Senior Clerk – Gordon McCallister (played by John McArdle)
As senior clerk, Gordon wields his considerable power at Atherton Chambers to full effect. On first impressions, he can seem a charming, friendly, worldly figure but it's only when you fall foul of his exacting standards that you realise what a difficult man he can be. It all depends on whether you're in his favour or not. Hard to impress and easy to disappoint, Gordon is a meddler and loves to know exactly what's going on in everyone else's lives.
The Opposing Barrister – Mark Metzler (played by Sean Chapman)
Mark Metzler is from rival chambers and is barrister for the prosecution in Tony Powell's case. He's a born barrister, larger than life, an excellent orator and a terrifyingly driven individual; but the drive comes only from wanting to earn more money. Metzler takes life far less seriously than Sol Ridley, and delights in winding him up.
Saskia's ex-husband – Neil Stanley (played by Connor McIntyre)
A uniform copper who likes to see himself as a moral compass, yet he's actually quite self-centred and struggles to take on board the views of others, to the point of being quite controlling. He loves his children deeply and flounders when they don't share his point of view about anything. He still hasn't really recovered from the split with Saskia – even though he initiated it when he thought he'd found someone else – and is driven by a deep conviction that Tony is responsible for Saskia's death.
Saskia and Neil's daughter – Jess Stanley (played by Michelle Tate)
Smart, capable and very much her own woman, Jess had an incredibly close bond with her mother and struggled enormously with her death, but she sought to engage with her grief and deal with it. She was the only family member who in some ways accepted the presence of Tony. Though she didn't personally get on with him, she could see that he made her mother very happy. In her heart of hearts, she doesn't think Tony capable of murder.

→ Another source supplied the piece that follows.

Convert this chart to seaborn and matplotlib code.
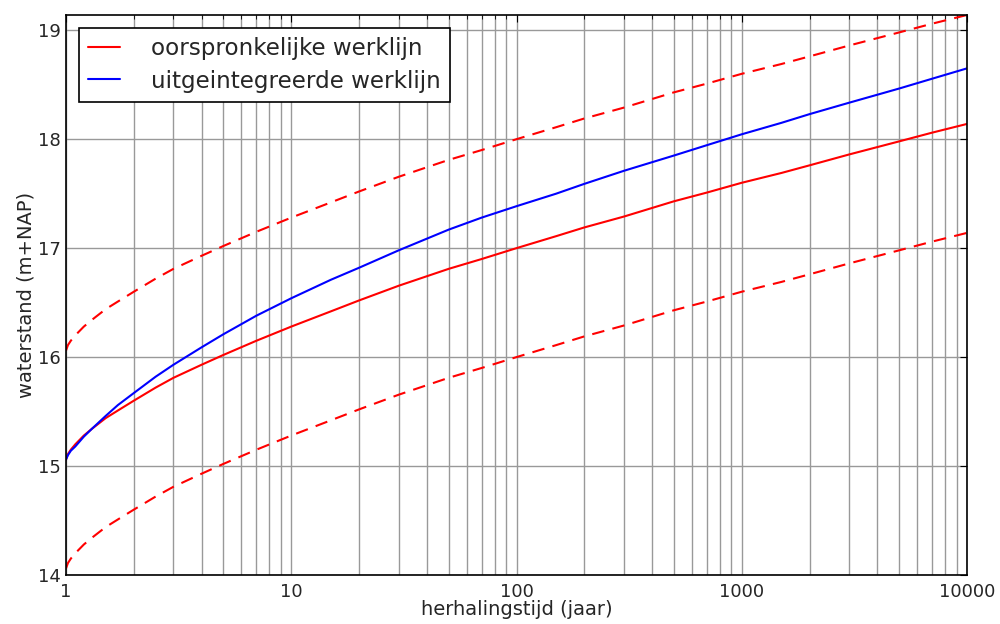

Saskia and Neil's son – Dan Stanley (played by Karl Davies)
A more combative force than his sister, Dan is a bit of a chip off his father's block and thus loathed Tony from day one and bought every line that Neil peddled about him. Dan was openly rude about Tony to Saskia which upset her deeply. Now, in the light of his mother's death, Dan is totally lost, unlike Jess who has soldiered on in a very practical way. At the outset Dan shares Neil's opinion about Tony but, as time goes on, he begins to question his dad for the first time.